Both he and his wife stated they were housebound out of fear of being attacked again.

On the very same day, Kong was armed with a wooden bat as he broke into a house with five occupants in Springvale.

In a “frightening” confrontation, he punched a woman in the face and neck in the kitchen.

Another resident disarmed Kong, sheltered her children in the bedroom and screamed to neighbours for help.

Kong eventually asked a resident to unlock the front door, so that he could leave.

That same afternoon, Kong also stole an AEG toolbox of powertools from a Noble Park home garage.

Two days later, with the help of an accomplice, Kon stole two sets of car keys and the matching vehicles during an aggravated home burglary in Noble Park North.

He also used one of the victim’s bankcards to buy petrol, cigarettes and some Hungry Jack’s.

The following month, after being bailed in relation to the Noble Park North incident, he stole a traffic control worker’s ute that was left running as they set up signs at a work site.

Kong was tracked down after a Facebook tip, and arrested by police.

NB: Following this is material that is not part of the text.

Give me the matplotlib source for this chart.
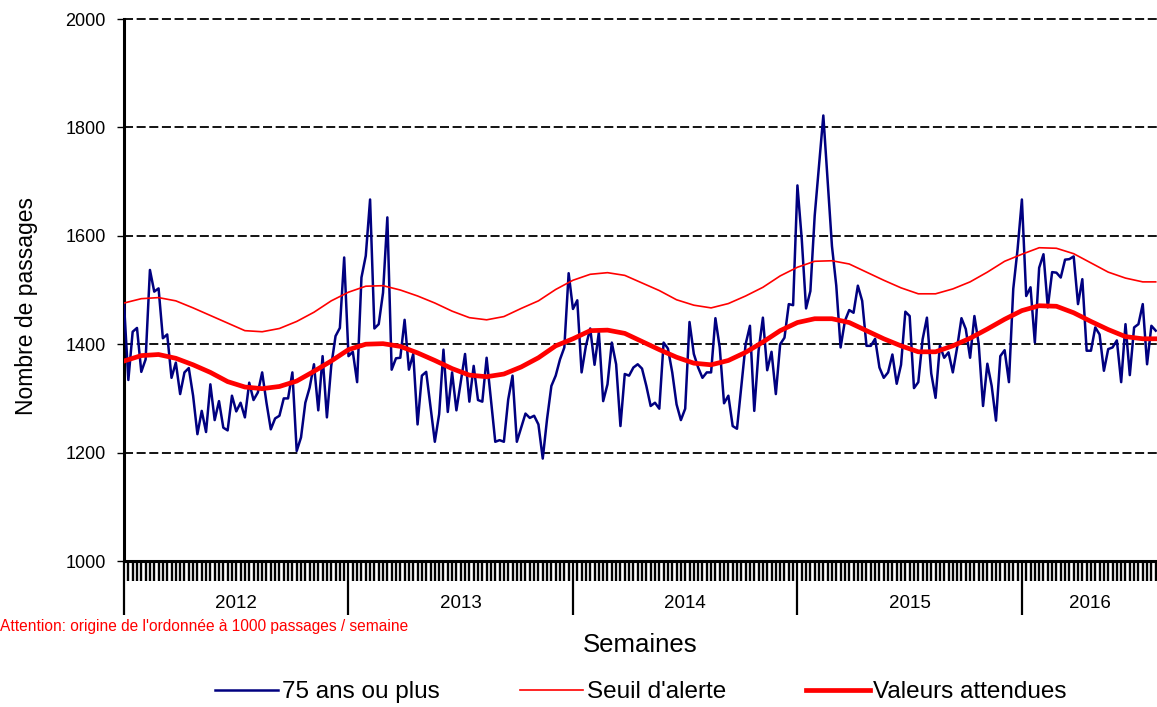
import numpy as np
import matplotlib
matplotlib.use("Agg")
import matplotlib.pyplot as plt

plt.rcParams['font.family'] = ['Liberation Sans', 'DejaVu Sans']

# weekly counts, 75 years and older
y2012 = [1474, 1334, 1423, 1430, 1349, 1372, 1537, 1497, 1503, 1411, 1418, 1338, 1366,
         1308, 1348, 1356, 1305, 1234, 1277, 1238, 1326, 1260, 1295, 1246, 1241, 1305,
         1276, 1292, 1265, 1329, 1297, 1311, 1348, 1292, 1243, 1263, 1268, 1300, 1300,
         1348, 1203, 1228, 1292, 1320, 1363, 1278, 1378, 1265, 1360, 1415, 1430, 1560]
y2013 = [1378, 1386, 1330, 1523, 1563, 1667, 1429, 1437, 1495, 1634, 1353, 1374, 1375,
         1445, 1353, 1382, 1252, 1342, 1349, 1284, 1220, 1271, 1390, 1275, 1348, 1278,
         1330, 1382, 1294, 1360, 1297, 1294, 1375, 1297, 1220, 1223, 1220, 1298, 1342,
         1220, 1246, 1272, 1264, 1268, 1252, 1189, 1262, 1323, 1342, 1372, 1394, 1531]
y2014 = [1465, 1481, 1348, 1397, 1429, 1362, 1422, 1295, 1326, 1403, 1363, 1249, 1345,
         1342, 1357, 1363, 1355, 1323, 1286, 1292, 1281, 1403, 1392, 1348, 1289, 1260,
         1281, 1441, 1382, 1357, 1338, 1348, 1348, 1448, 1394, 1291, 1305, 1249, 1244,
         1323, 1400, 1434, 1277, 1388, 1449, 1352, 1386, 1308, 1400, 1412, 1474, 1472]
y2015 = [1693, 1594, 1466, 1498, 1637, 1729, 1822, 1700, 1581, 1508, 1394, 1443, 1463,
         1458, 1508, 1480, 1397, 1397, 1410, 1357, 1338, 1348, 1381, 1327, 1362, 1460,
         1452, 1319, 1330, 1409, 1449, 1346, 1301, 1397, 1375, 1385, 1348, 1394, 1448,
         1428, 1375, 1452, 1400, 1286, 1364, 1323, 1259, 1378, 1389, 1330, 1502, 1575]
y2016 = [1667, 1489, 1505, 1403, 1541, 1566, 1468, 1533, 1532, 1523, 1556, 1557, 1562,
         1474, 1520, 1388, 1388, 1431, 1418, 1351, 1391, 1394, 1407, 1330, 1437, 1343,
         1431, 1437, 1474, 1363, 1434, 1425]

# alert threshold and expected values, read every 4 weeks
ref_weeks = [0, 4, 8, 12, 16, 20, 24, 28, 32, 36, 40, 44, 48, 52, 56, 60, 64, 68, 72, 76,
             80, 84, 88, 92, 96, 100, 104, 108, 112, 116, 120, 124, 128, 132, 136, 140,
             144, 148, 152, 156, 160, 164, 168, 172, 176, 180, 184, 188, 192, 196, 200,
             204, 208, 212, 216, 220, 224, 228, 232, 236, 239]
seuil = [1476, 1484, 1486, 1480, 1467, 1453, 1439, 1425, 1423, 1429, 1442, 1459, 1480,
         1496, 1507, 1508, 1500, 1489, 1476, 1461, 1449, 1445, 1451, 1466, 1480, 1501,
         1518, 1529, 1532, 1527, 1513, 1499, 1482, 1472, 1467, 1475, 1489, 1505, 1526,
         1542, 1553, 1554, 1548, 1533, 1518, 1504, 1493, 1493, 1502, 1515, 1533, 1553,
         1566, 1578, 1577, 1567, 1550, 1533, 1522, 1515, 1515]
attendus = [1369, 1379, 1381, 1374, 1362, 1348, 1331, 1321, 1318, 1322, 1332, 1350, 1369,
            1390, 1400, 1401, 1396, 1384, 1370, 1355, 1343, 1340, 1345, 1358, 1375, 1397,
            1410, 1425, 1426, 1420, 1405, 1390, 1376, 1365, 1362, 1370, 1385, 1404, 1425,
            1440, 1447, 1447, 1440, 1425, 1410, 1397, 1386, 1386, 1397, 1411, 1428, 1446,
            1462, 1471, 1470, 1458, 1442, 1427, 1414, 1410, 1410]

years = ['2012', '2013', '2014', '2015', '2016']
year_starts = [0, 52, 104, 156, 208]

values = y2012 + y2013 + y2014 + y2015 + y2016
weeks = np.arange(len(values))
x_end = 239.3

fig = plt.figure(figsize=(11.57, 7.07), dpi=100)
ax = fig.add_axes([0.1072, 0.2065, 0.8928, 0.7666])

ax.plot(weeks, values, color='#000080', lw=1.8, label='75 ans ou plus', zorder=3)
ax.plot(ref_weeks, seuil, color='#FF0000', lw=1.2, label="Seuil d'alerte", zorder=4)
ax.plot(ref_weeks, attendus, color='#FF0000', lw=3.4, label='Valeurs attendues', zorder=5)

ax.set_ylim(1000, 2000)
ax.set_xlim(0, x_end)
ax.set_yticks(np.arange(1000, 2001, 200))
ax.tick_params(axis='y', length=5, width=1, labelsize=13, pad=8)
for val in range(1200, 2001, 200):
    ax.axhline(val, color='black', lw=1.3, linestyle=(0, (5, 2)), zorder=1, clip_on=False)

for side in ['top', 'right']:
    ax.spines[side].set_visible(False)
ax.spines['left'].set_linewidth(2.2)
ax.spines['bottom'].set_linewidth(2.2)

# week ticks and year separators
ax.set_xticks(year_starts)
ax.set_xticklabels([])
ax.set_xticks(np.arange(0, 240), minor=True)
ax.tick_params(axis='x', which='major', length=39, width=1.6)
ax.tick_params(axis='x', which='minor', length=14.5, width=1.7)

centers = [26, 78, 130, 182, (208 + x_end) / 2]
for c, yr in zip(centers, years):
    ax.text(c, -0.078, yr, transform=ax.get_xaxis_transform(), ha='center', va='center',
            fontsize=13.5)

ax.set_ylabel('Nombre de passages', fontsize=16.5)
ax.yaxis.set_label_coords(-0.083, 0.47)
fig.text(0.553, 0.088, 'Semaines', ha='center', va='center', fontsize=18.5)
fig.text(0.0, 0.114, "Attention: origine de l'ordonnée à 1000 passages / semaine",
         ha='left', va='center', fontsize=11.2, color='red')

fig.legend(loc='center', bbox_to_anchor=(0.554, 0.021), ncol=3, frameon=False,
           fontsize=17.5, handlelength=2.6, columnspacing=3.3, handletextpad=0.15,
           borderpad=0.05)

plt.savefig('out.png', dpi=100)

He was also guilty of an attempted aggravated burglary in Springvale, car theft and petrol drive off on 7 March 2024, a home burglary in Clayton South on 14 March, and an aggravated burglary in Noble Park and use of the victim’s bank card in April.

In sentencing on 6 February, Judge Marich said the spree was a steep escalation in the New Zealand-born man’s criminality.

His offending and attitude to other people’s property and privacy was a “collapse of mental judgement” influenced by his heavy drug use at the time, she noted.

But that was no excuse, she said.

While on remand for the first time, his mental state improved with abstinence.

Judge Marich said she’d declare a lengthy period of parole eligibility to support Kong’s rehabilitation.

He was jailed for four-and-a-half years, with a three-year non-parole period. His term includes 506 days of pre-sentence detention.